What is the mean? |
The mean is an average, one of several that summarise the typical value of a set of data. The mean is the grand total divided by the number of data points.
What is the median? |
The median is the middle value in a sample sorted into ascending order. If the sample contains an even number of values, the median is defined as the mean of the middle two.
Which is better? |
Is it better to use the mean or the median? This may sound like an obscure technical question, but it really can matter. The short answer is "it depends" - to know which you should use, you must know how your data is distributed. The mean is the one to use with symmetrically distributed data; otherwise, use the median. If you follow this rule, you will get a more accurate reflection of an 'average' value.
This question was at the heart of a UK news story in 2005, where the use of median or mean was at the bottom of substantial national confusion. The following paragraphs tell the story.
In early April 2005 there was considerable debate in the UK media about whether 'average' incomes had gone up or down. The Institute for Fiscal Studies produced a report in which they stated that the mean 'real household income' fell by 0.2% over 2003/04 against the previous year. This sounds very authoritative, but it is worth pausing to consider if the mean is really the most appropriate measure.
The mean is calculated by adding together all the values, and then dividing them by the number of values you have. As long as the data is symmetrically distributed (that is, if when you plot them on a frequency chart you get a nice symmetrical shape) this is fine - but the mean can still be thrown right out by a few extreme values, and if the data is not symmetrical (ie. skewed) it can be downright misleading.
It only takes a moment's thought to realise that more people earn low salaries than high ones, because a fairly large proportion of the population works part-time - so the data will not be symmetrically distributed. Therefore the mean is not the best 'average' to use in this case.
The median, on the other hand, really is the middle value. 50% of values are above it, and 50% below it. So when the data is not symmetrical, this is the form of 'average' that gives a better idea of any general tendency in the data. The same report from the IFS states that median real household incomes rose for the same period by 0.5%.
The slightly shocking thing is that where this was reported in the media, some commentators were glorying in this apparent reduction of average incomes as an opportunity to criticise the government. (Gordon Brown, who was the chancellor at the time, was very frustrated trying to explain that the median is the measure you use for things like income, because the distribution is skewed.)
Either the media commentators didn't know that it was wrong to use the mean in this case or they assumed that their audience wouldn't know, so they could gloss over it, present a more dramatic report and score some unwarranted political points. Neither state of affairs does them credit. To be fair to the media, the IFS report does include the sentence "This is the first time that incomes have fallen since the recession in the early 1990s." when perhaps it would have been more accurate if they had said "This is the first time that meanincomes have fallen..." After all, median income increased. However, despite this, even a brief reading of this section of the IFS report gives the true picture. It would have been nice if the next week's headlines had read 'Media mean median'.

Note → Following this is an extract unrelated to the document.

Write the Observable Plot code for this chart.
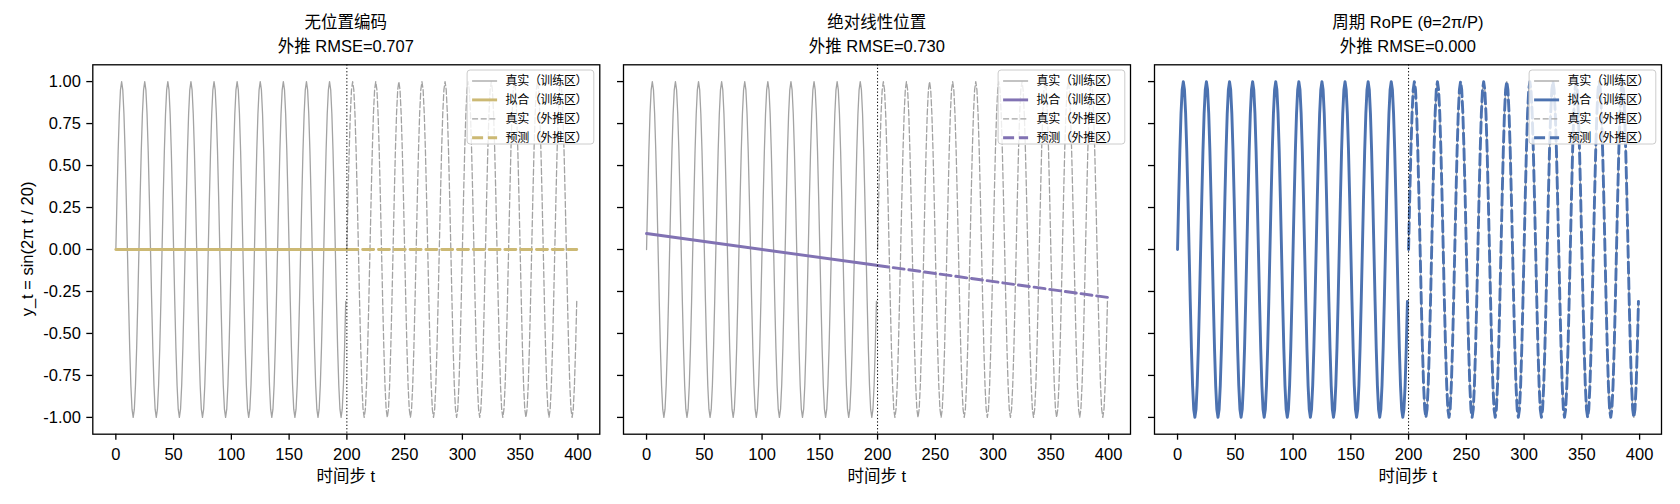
<!DOCTYPE html>
<html>
<head>
<meta charset="utf-8">
<script src="https://cdn.jsdelivr.net/npm/d3@7"></script>
<script src="https://cdn.jsdelivr.net/npm/@observablehq/plot@0.6"></script>
<style>
  html, body { margin: 0; padding: 0; background: #fff; }
  #wrap { position: relative; width: 1680px; height: 504px; overflow: hidden; }
  #wrap > svg { position: absolute; top: 0; }
</style>
</head>
<body>
<div id="wrap"></div>
<script>
// ---------- data ----------
const timeSteps = d3.range(0, 400);           // t = 0 … 399
const trainEnd = 200;                           // train: t < 200, extrapolation: t ≥ 200
// true signal y_t (period 20, amplitude 1)
const trueY = [
  0,0.309,0.588,0.809,0.951,1,0.951,0.809,0.588,0.309,0,-0.309,-0.588,-0.809,-0.951,-1,-0.951,-0.809,-0.588,-0.309,
  0,0.309,0.588,0.809,0.951,1,0.951,0.809,0.588,0.309,0,-0.309,-0.588,-0.809,-0.951,-1,-0.951,-0.809,-0.588,-0.309,
  0,0.309,0.588,0.809,0.951,1,0.951,0.809,0.588,0.309,0,-0.309,-0.588,-0.809,-0.951,-1,-0.951,-0.809,-0.588,-0.309,
  0,0.309,0.588,0.809,0.951,1,0.951,0.809,0.588,0.309,0,-0.309,-0.588,-0.809,-0.951,-1,-0.951,-0.809,-0.588,-0.309,
  0,0.309,0.588,0.809,0.951,1,0.951,0.809,0.588,0.309,0,-0.309,-0.588,-0.809,-0.951,-1,-0.951,-0.809,-0.588,-0.309,
  0,0.309,0.588,0.809,0.951,1,0.951,0.809,0.588,0.309,0,-0.309,-0.588,-0.809,-0.951,-1,-0.951,-0.809,-0.588,-0.309,
  0,0.309,0.588,0.809,0.951,1,0.951,0.809,0.588,0.309,0,-0.309,-0.588,-0.809,-0.951,-1,-0.951,-0.809,-0.588,-0.309,
  0,0.309,0.588,0.809,0.951,1,0.951,0.809,0.588,0.309,0,-0.309,-0.588,-0.809,-0.951,-1,-0.951,-0.809,-0.588,-0.309,
  0,0.309,0.588,0.809,0.951,1,0.951,0.809,0.588,0.309,0,-0.309,-0.588,-0.809,-0.951,-1,-0.951,-0.809,-0.588,-0.309,
  0,0.309,0.588,0.809,0.951,1,0.951,0.809,0.588,0.309,0,-0.309,-0.588,-0.809,-0.951,-1,-0.951,-0.809,-0.588,-0.309,
  0,0.309,0.588,0.809,0.951,1,0.951,0.809,0.588,0.309,0,-0.309,-0.588,-0.809,-0.951,-1,-0.951,-0.809,-0.588,-0.309,
  0,0.309,0.588,0.809,0.951,1,0.951,0.809,0.588,0.309,0,-0.309,-0.588,-0.809,-0.951,-1,-0.951,-0.809,-0.588,-0.309,
  0,0.309,0.588,0.809,0.951,1,0.951,0.809,0.588,0.309,0,-0.309,-0.588,-0.809,-0.951,-1,-0.951,-0.809,-0.588,-0.309,
  0,0.309,0.588,0.809,0.951,1,0.951,0.809,0.588,0.309,0,-0.309,-0.588,-0.809,-0.951,-1,-0.951,-0.809,-0.588,-0.309,
  0,0.309,0.588,0.809,0.951,1,0.951,0.809,0.588,0.309,0,-0.309,-0.588,-0.809,-0.951,-1,-0.951,-0.809,-0.588,-0.309,
  0,0.309,0.588,0.809,0.951,1,0.951,0.809,0.588,0.309,0,-0.309,-0.588,-0.809,-0.951,-1,-0.951,-0.809,-0.588,-0.309,
  0,0.309,0.588,0.809,0.951,1,0.951,0.809,0.588,0.309,0,-0.309,-0.588,-0.809,-0.951,-1,-0.951,-0.809,-0.588,-0.309,
  0,0.309,0.588,0.809,0.951,1,0.951,0.809,0.588,0.309,0,-0.309,-0.588,-0.809,-0.951,-1,-0.951,-0.809,-0.588,-0.309,
  0,0.309,0.588,0.809,0.951,1,0.951,0.809,0.588,0.309,0,-0.309,-0.588,-0.809,-0.951,-1,-0.951,-0.809,-0.588,-0.309,
  0,0.309,0.588,0.809,0.951,1,0.951,0.809,0.588,0.309,0,-0.309,-0.588,-0.809,-0.951,-1,-0.951,-0.809,-0.588,-0.309
];
// model fits: endpoints of the fitted / predicted lines (panels 1 & 2)
const fitT  = [0, 199];
const predT = [200, 399];
const fitNoPE   = [0, 0];
const predNoPE  = [0, 0];
const fitLinear  = [0.095, -0.094];
const predLinear = [-0.095, -0.285];
// panel texts
const panelTitles = ["无位置编码", "绝对线性位置", "周期 RoPE (θ=2π/P)"];
const panelRMSE   = ["0.707", "0.730", "0.000"];
const panelColors = ["#CCB974", "#8172B3", "#4C72B0"];
const legendLabels = ["真实（训练区）", "拟合（训练区）", "真实（外推区）", "预测（外推区）"];
const xTicks = [0, 50, 100, 150, 200, 250, 300, 350, 400];
const yTicks = [-1, -0.75, -0.5, -0.25, 0, 0.25, 0.5, 0.75, 1];
const xLabel = "时间步 t";
const yLabel = "y_t = sin(2π t / 20)";

// ---------- build ----------
const FONT = '"Liberation Sans", "Noto Sans CJK SC", sans-serif';
const CJK = '"Noto Sans CJK SC", "Liberation Sans", sans-serif';
const GRAY = "#a3a3a3";
const rows = timeSteps.map((t, i) => ({t, y: trueY[i]}));
const trainRows = rows.filter(d => d.t < trainEnd);
const extraRows = rows.filter(d => d.t >= trainEnd);
const toRows = (ts, ys) => ts.map((t, i) => ({t, y: ys[i]}));
const fits = [
  [toRows(fitT, fitNoPE), toRows(predT, predNoPE)],
  [toRows(fitT, fitLinear), toRows(predT, predLinear)],
  [trainRows, extraRows]
];

const frameLefts = [92.3, 623.3, 1154.3];
const frameW = 507;
const frameTop = 64.3, frameBottom = 433.7;
const H = 504;
const wrap = document.getElementById("wrap");

frameLefts.forEach((L, i) => {
  const mL = i === 0 ? L : 40;
  const svgLeft = L - mL;
  const mR = 12;
  const color = panelColors[i];
  const chart = Plot.plot({
    width: mL + frameW + mR,
    height: H,
    marginLeft: mL, marginRight: mR,
    marginTop: frameTop, marginBottom: H - frameBottom,
    x: {domain: [-19.95, 418.95]},
    y: {domain: [-1.1, 1.1]},
    style: {fontFamily: FONT, fontSize: "16.5px", color: "black", background: "transparent", overflow: "visible"},
    marks: [
      Plot.line(trainRows, {x: "t", y: "y", stroke: GRAY, strokeWidth: 1.3}),
      Plot.line(fits[i][0], {x: "t", y: "y", stroke: color, strokeWidth: 2.9}),
      Plot.line(extraRows, {x: "t", y: "y", stroke: GRAY, strokeWidth: 1.3, strokeDasharray: "6,2.6"}),
      Plot.line(fits[i][1], {x: "t", y: "y", stroke: color, strokeWidth: 2.9, strokeDasharray: "11,4.8"}),
      Plot.ruleX([trainEnd], {stroke: "black", strokeWidth: 1, strokeDasharray: "1.3,2.1"}),
      Plot.axisX({ticks: xTicks, tickSize: 6, tickPadding: 8, tickFormat: d => String(d), label: null, strokeWidth: 1.3}),
      Plot.axisY({ticks: yTicks, tickSize: 6, tickPadding: 6,
                  tickFormat: i === 0 ? (d => d.toFixed(2)) : (() => ""), label: null, strokeWidth: 1.3}),
      Plot.frame({stroke: "black", strokeWidth: 1.3})
    ]
  });
  chart.style.left = svgLeft + "px";
  wrap.appendChild(chart);
});

// ---------- overlay: titles, axis labels, legends ----------
const ov = d3.select(wrap).append("svg")
  .attr("width", 1680).attr("height", H)
  .style("left", "0px").style("top", "0px").style("position", "absolute");

frameLefts.forEach((L, i) => {
  const cx = L + frameW / 2;
  const color = panelColors[i];
  ov.append("text").attr("x", cx).attr("y", 28).attr("text-anchor", "middle")
    .style("font-family", FONT).style("font-size", "16.5px").text(panelTitles[i]);
  ov.append("text").attr("x", cx).attr("y", 51.5).attr("text-anchor", "middle")
    .style("font-family", FONT).style("font-size", "16.5px").text("外推 RMSE=" + panelRMSE[i]);
  ov.append("text").attr("x", cx).attr("y", 482).attr("text-anchor", "middle")
    .style("font-family", FONT).style("font-size", "16.5px").text(xLabel);

  // legend
  const bw = 126.7, bh = 74;
  const bx = L + frameW - 5.5 - bw, by = 70;
  const g = ov.append("g");
  g.append("rect").attr("x", bx).attr("y", by).attr("width", bw).attr("height", bh)
    .attr("rx", 3).attr("fill", "white").attr("fill-opacity", 0.8)
    .attr("stroke", "#cccccc").attr("stroke-width", 1);
  const styles = [
    {stroke: GRAY, w: 1.3, dash: null},
    {stroke: color, w: 2.9, dash: null},
    {stroke: GRAY, w: 1.3, dash: "6,2.6"},
    {stroke: color, w: 2.9, dash: "11,4.8"}
  ];
  legendLabels.forEach((lab, k) => {
    const yy = by + 11 + k * 18.9;
    const ln = g.append("line").attr("x1", bx + 5).attr("x2", bx + 30).attr("y1", yy).attr("y2", yy)
      .attr("stroke", styles[k].stroke).attr("stroke-width", styles[k].w);
    if (styles[k].dash) ln.attr("stroke-dasharray", styles[k].dash);
    g.append("text").attr("x", bx + 38.5).attr("y", yy + 4.3)
      .attr("textLength", 82).attr("lengthAdjust", "spacing")
      .style("font-family", CJK).style("font-size", "12px").text(lab);
  });
});

ov.append("text")
  .attr("transform", `translate(32.5, ${(frameTop + frameBottom) / 2}) rotate(-90)`)
  .attr("text-anchor", "middle")
  .style("font-family", FONT).style("font-size", "16.5px").text(yLabel);
</script>
</body>
</html>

We are all much more familiar with the mean - why? People like using the mean because it is a much easier thing to deal with than the median, mathematically, particularly in more complex situations: but as we have seen, it carries an assumption with it that the distribution is symmetrical. A great deal of data is symmetrical; the normal distribution is so named for this reason. But unfortunately because the mean is seen so frequently this distinction gets forgotten - in many people's minds the 'average' is the mean - and then the mean is wrongly used to summarise non-symmetrical populations.
So remember:
Always use the median when the distribution is skewed. You can use either the mean or the median when the population is symmetrical, because then they will give almost identical results.